The school's academic program blends international standards with a distinctly local identity. STEM, robotics, and coding are embedded from Pre-KG level, with ICT taught as a dedicated subject and robotics integrated across the curriculum. The bilingual English-Arabic environment, serving students from over 30 nationalities, is a genuine structural feature rather than a marketing claim — Arabic is a language of instruction alongside English throughout all phases. The school's founders have consciously rooted the program in UAE cultural values, and inspectors acknowledged that students demonstrate a sound appreciation of Islamic values and respect for UAE heritage and culture across all phases.

However, the 2023/24 Irtiqaa inspection rated Arzana's overall performance as Weak — the lowest available rating — and parents considering the school must weigh this finding carefully. MAP assessments conducted in October 2023 for Grades 3–7 showed weak attainment in all subjects, a result that starkly contradicted the school's own internal data, which had consistently recorded outstanding or above-standard attainment across phases. Inspectors flagged this discrepancy explicitly, noting that internal assessment processes lack validity and do not accurately reflect what students can actually do. English attainment and progress were rated Weak across all phases including KG, with inspectors observing that most students read below age-appropriate levels and that speaking, writing, and independent reading skills are significantly underdeveloped. Mathematics was the sole relative strength, rated Acceptable in attainment and progress across all phases, with most students demonstrating knowledge in line with curriculum standards — though word-problem solving and mental mathematics remain weak.

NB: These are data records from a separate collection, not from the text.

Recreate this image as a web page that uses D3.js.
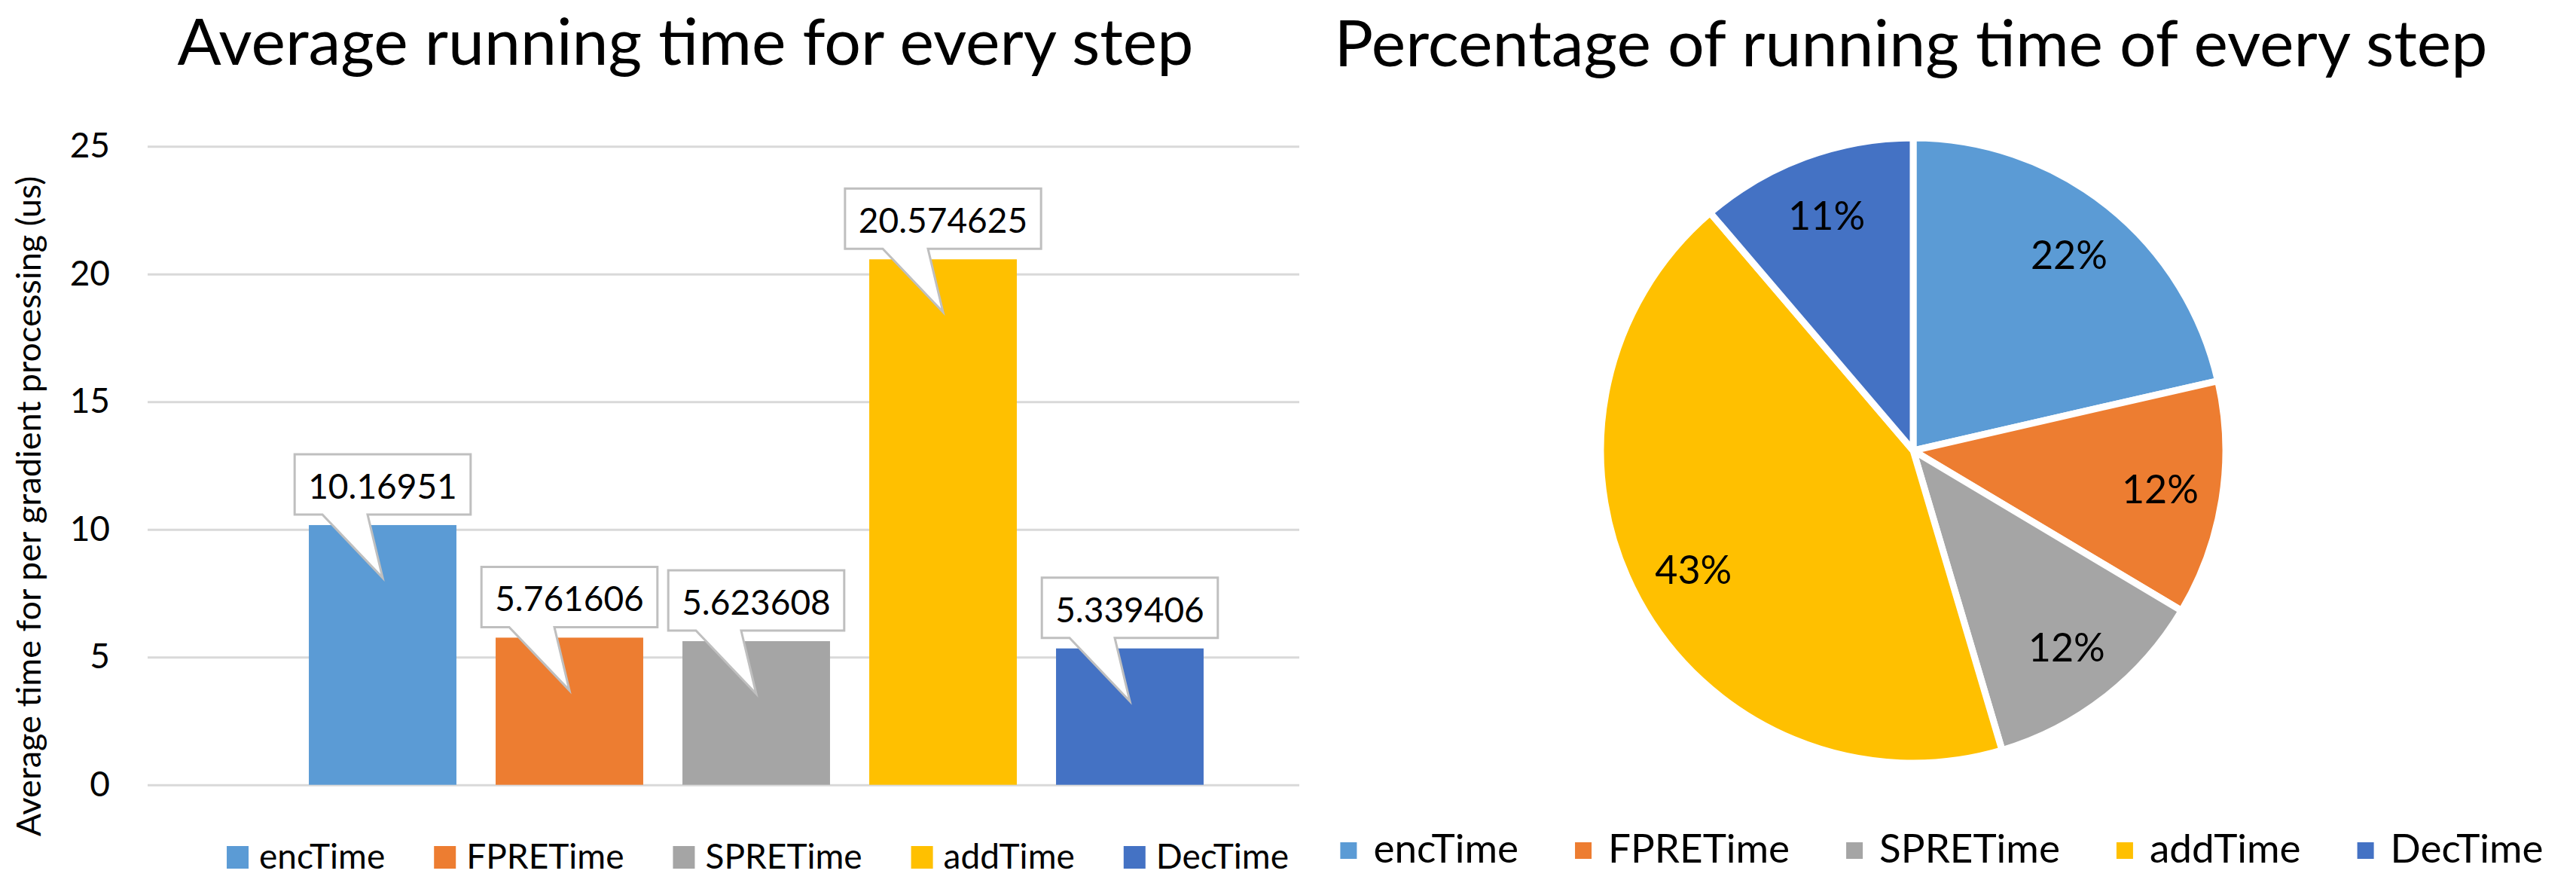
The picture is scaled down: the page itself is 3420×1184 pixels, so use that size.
<!DOCTYPE html>
<html><head><meta charset="utf-8">
<script src="https://cdn.jsdelivr.net/npm/d3@7"></script>
<style>body{margin:0;background:#fff} svg{display:block} text{font-family:Lato,"Open Sans",sans-serif;fill:#000}</style>
</head><body><svg id="c" width="3420" height="1184"></svg>
<script>
// ---- data ----
const categories = ["encTime","FPRETime","SPRETime","addTime","DecTime"];
const avgTime = [10.16951, 5.761606, 5.623608, 20.574625, 5.339406];
const valueLabels = ["10.16951","5.761606","5.623608","20.574625","5.339406"];
const pieLabels = ["22%","12%","12%","43%","11%"];
const yTicks = [0, 5, 10, 15, 20, 25];
const leftTitle = "Average running time for every step";
const rightTitle = "Percentage of running time of every step";
const yTitle = "Average time for per gradient processing (us)";
// ---- style ----
const palette = ["#5B9BD5","#ED7D31","#A5A5A5","#FFC000","#4472C4"];

const svg = d3.select("#c");

// ---------- LEFT: bar chart ----------
const plot = {left:196, right:1725, top:194.2, bottom:1041.7};
const y = d3.scaleLinear().domain([0,25]).range([plot.bottom, plot.top]);
const x = d3.scaleBand().domain(categories).range([384,1624]).paddingInner(0.21).paddingOuter(0.105);

svg.append("text").attr("x",910).attr("y",86).attr("text-anchor","middle")
  .attr("font-size",86).text(leftTitle);

// gridlines
const grid = svg.append("g").attr("transform",`translate(${plot.left},0)`)
  .call(d3.axisLeft(y).tickValues(yTicks).tickSize(-(plot.right-plot.left)).tickFormat(""));
grid.select(".domain").remove();
grid.selectAll("line").attr("stroke","#D9D9D9").attr("stroke-width",3);

// y tick labels
const yax = svg.append("g").attr("transform",`translate(146,0)`)
  .call(d3.axisLeft(y).tickValues(yTicks).tickSize(0).tickPadding(0).tickFormat(d3.format("d")));
yax.select(".domain").remove();
yax.selectAll("text").attr("font-size",46).attr("font-family","Lato,'Open Sans',sans-serif").attr("fill","#000");

// y title
svg.append("text").attr("transform","translate(54,672) rotate(-90)").attr("text-anchor","middle")
  .attr("font-size",45).text(yTitle);

// bars
const bars = categories.map((c,i)=>({c, v:avgTime[i], lab:valueLabels[i], col:palette[i]}));
svg.append("g").selectAll("rect").data(bars).join("rect")
  .attr("x",d=>x(d.c)).attr("width",x.bandwidth())
  .attr("y",d=>y(d.v)).attr("height",d=>y(0)-y(d.v)).attr("fill",d=>d.col);

// callout labels
const cl = svg.append("g").selectAll("g").data(bars).join("g");
const cpath = cl.append("path").attr("fill","#fff").attr("stroke","#BFBFBF").attr("stroke-width",3).attr("stroke-linejoin","miter");
const ctext = cl.append("text").attr("text-anchor","middle").attr("font-size",46)
  .attr("x",d=>x(d.c)+x.bandwidth()/2).attr("y",d=>y(d.v)-35).text(d=>d.lab);
ctext.each(function(d){ d.tw = this.getComputedTextLength(); });
cpath.attr("d",d=>{
  const cx = x(d.c)+x.bandwidth()/2, top = y(d.v);
  const w = d.tw + 36, bTop = top-94, bBot = top-14, l = cx - w/2, r = cx + w/2;
  return `M${l},${bTop}H${r}V${bBot}H${cx-20}L${cx},${top+70}L${cx-80},${bBot}H${l}Z`;
});

// legend helper
function legend(cx, sqW, sqH, sqTop, gap, spacing, fs, baseline){
  const g = svg.append("g");
  const it = g.selectAll("g").data(categories).join("g");
  it.append("rect").attr("width",sqW).attr("height",sqH).attr("y",sqTop).attr("fill",(d,i)=>palette[i]);
  const t = it.append("text").attr("x",sqW+gap).attr("y",baseline).attr("font-size",fs).text(d=>d);
  const ws = t.nodes().map(n=>n.getComputedTextLength());
  const total = d3.sum(ws, w=>sqW+gap+w) + spacing*(ws.length-1);
  let xx = cx - total/2;
  it.attr("transform",(d,i)=>{ const s = `translate(${xx},0)`; xx += sqW+gap+ws[i]+spacing; return s; });
}
legend(1006, 29, 30, 1123, 14, 65, 46, 1153);

// ---------- RIGHT: pie ----------
svg.append("text").attr("x",2537).attr("y",88).attr("text-anchor","middle")
  .attr("font-size",86).text(rightTitle);

const pie = d3.pie().sort(null).value(d=>d.v)(bars);
const R = 415;
const arc = d3.arc().innerRadius(0).outerRadius(R);
const labArc = d3.arc().innerRadius(332).outerRadius(332);
const pg = svg.append("g").attr("transform","translate(2540,598)");
pg.selectAll("path").data(pie).join("path").attr("d",arc)
  .attr("fill",d=>d.data.col).attr("stroke","#fff").attr("stroke-width",9);
pg.selectAll("text").data(pie).join("text")
  .attr("transform",d=>`translate(${labArc.centroid(d)})`)
  .attr("text-anchor","middle").attr("dy","0.35em").attr("font-size",52)
  .text((d,i)=>pieLabels[i]);

legend(2578, 22, 22, 1118, 22, 75, 53, 1145);
</script></body></html>
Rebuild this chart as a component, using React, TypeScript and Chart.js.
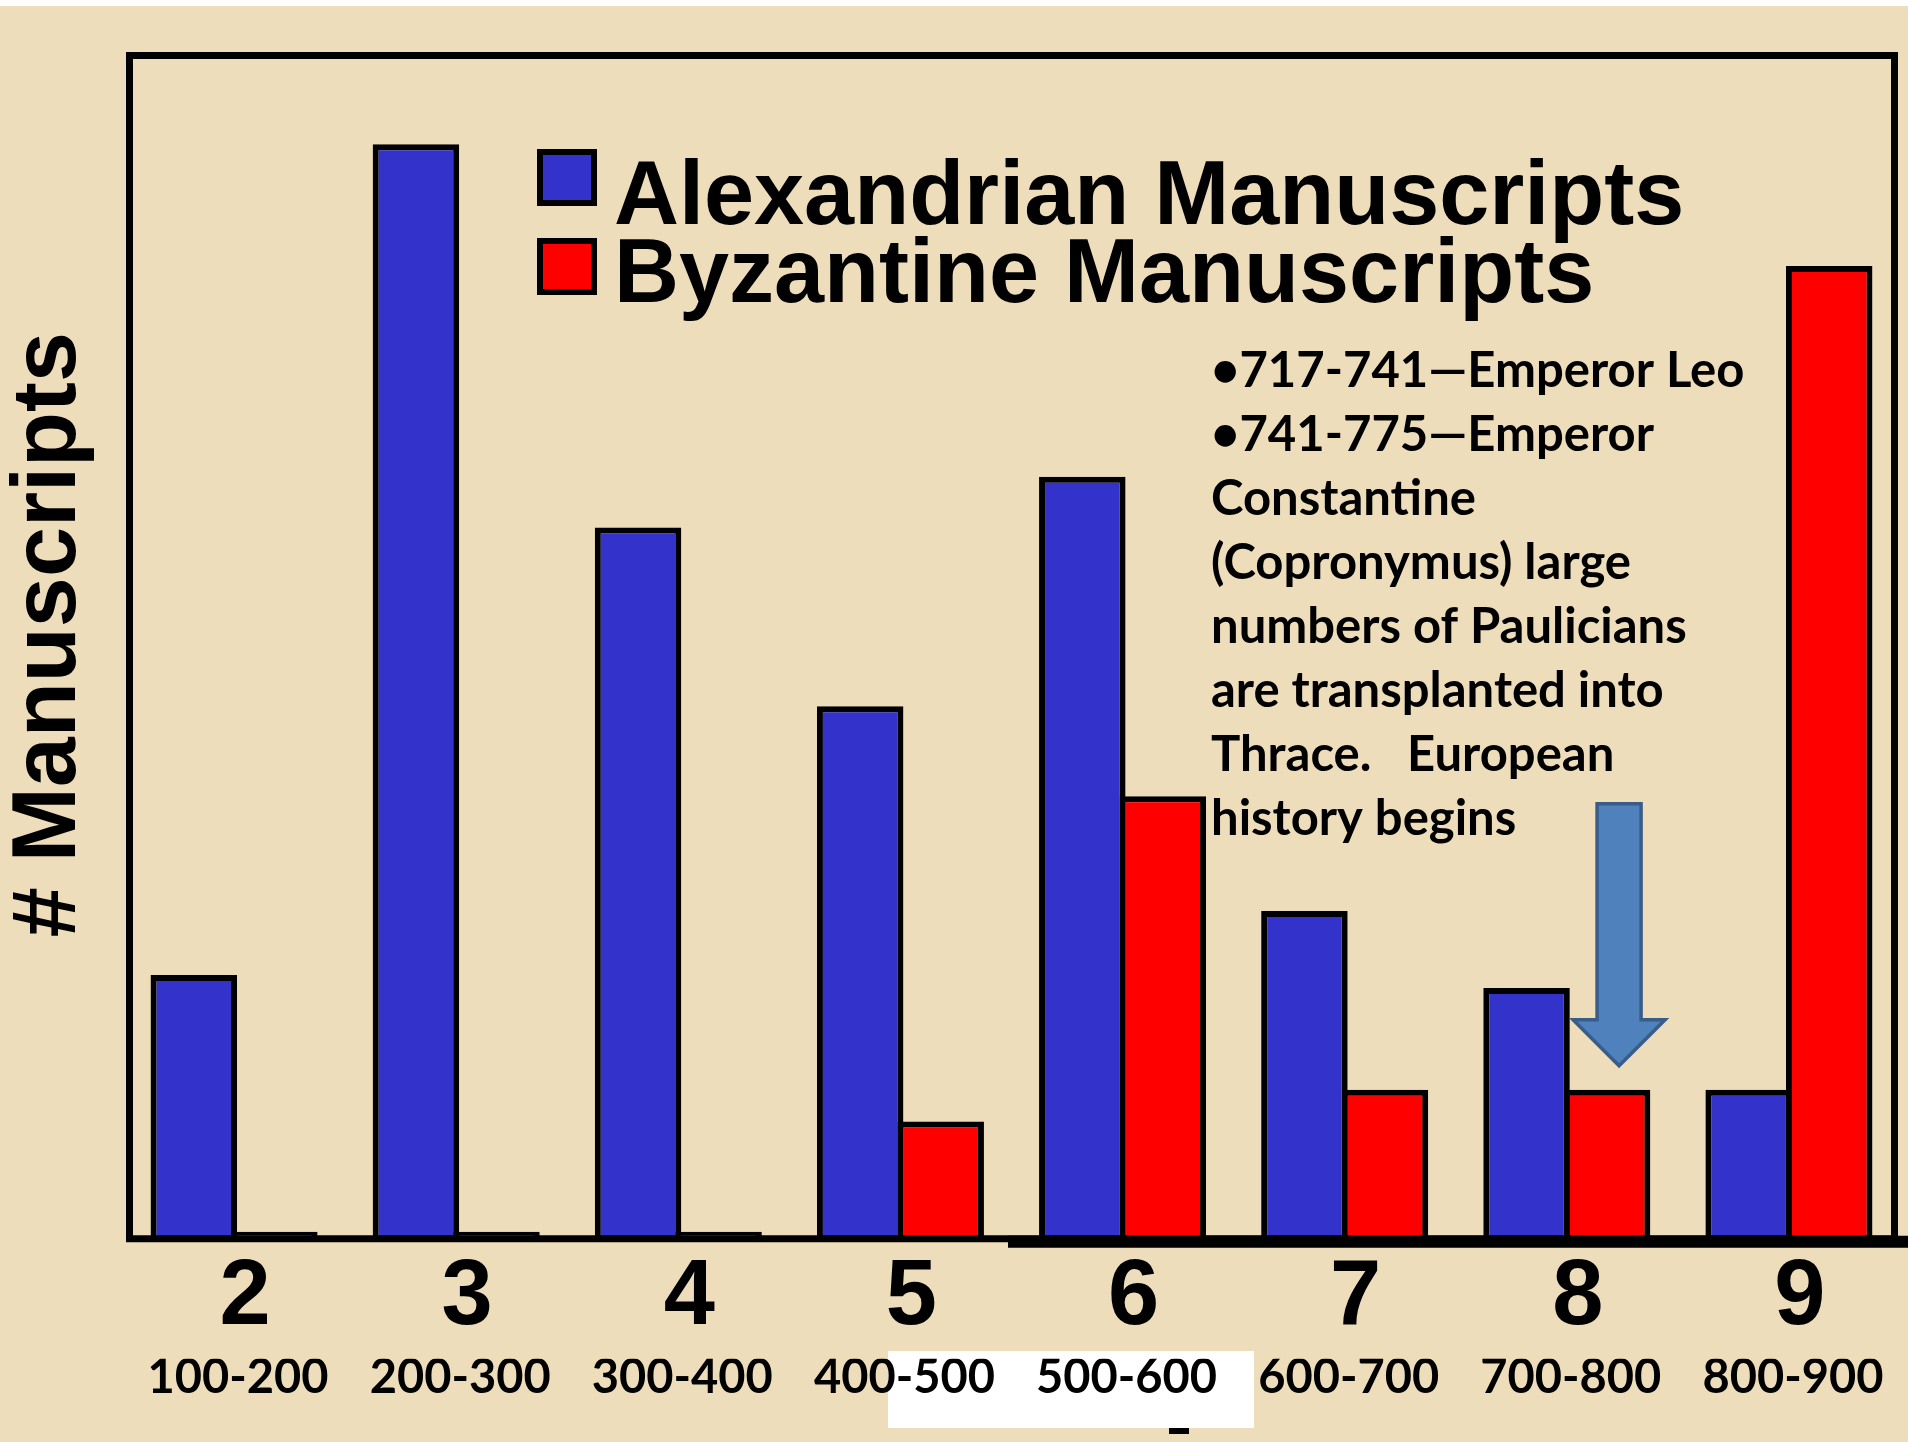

The inspection identified several structural gaps that compound these academic concerns. Arabic as a second language lessons were not timetabled before the inspection visit — a regulatory requirement the school had not met. The school has not participated in any international assessments including TIMSS, PISA, or PIRLS, meaning there is no external benchmark against which to measure student performance beyond the MAP results. Provision for students of determination and gifted and talented learners was rated Weak, with no robust identification system in place and no differentiated curriculum pathways for either group. Among American curriculum schools in Abu Dhabi, where 22 out of 42 schools are rated Good and one holds an Outstanding rating, Arzana's Weak rating places it in the lower tier of its curriculum peer group.

Key areas formally recommended for improvement by inspectors include: raising teaching quality to consistently Good or better across all subjects and phases; overhauling assessment practices to ensure internal data is accurate and externally benchmarked; developing a credible identification and support system for students with additional learning needs; and ensuring the school participates in external and international assessments. The school's leadership, self-evaluation processes, curriculum design, and care and support structures were all independently rated Weak in the 2023/24 inspection. Governance and parent engagement were rated Acceptable, and the active Parent Teacher Association — comprising 12–18 parent members alongside teacher and administration representatives — represents a genuine community asset that inspectors recognised as a positive contribution to school improvement. Founded in 2021, Arzana is a young school, and some of these gaps reflect early-stage development; but the scale and breadth of the inspection findings mean prospective families should seek updated evidence of progress before enrolling.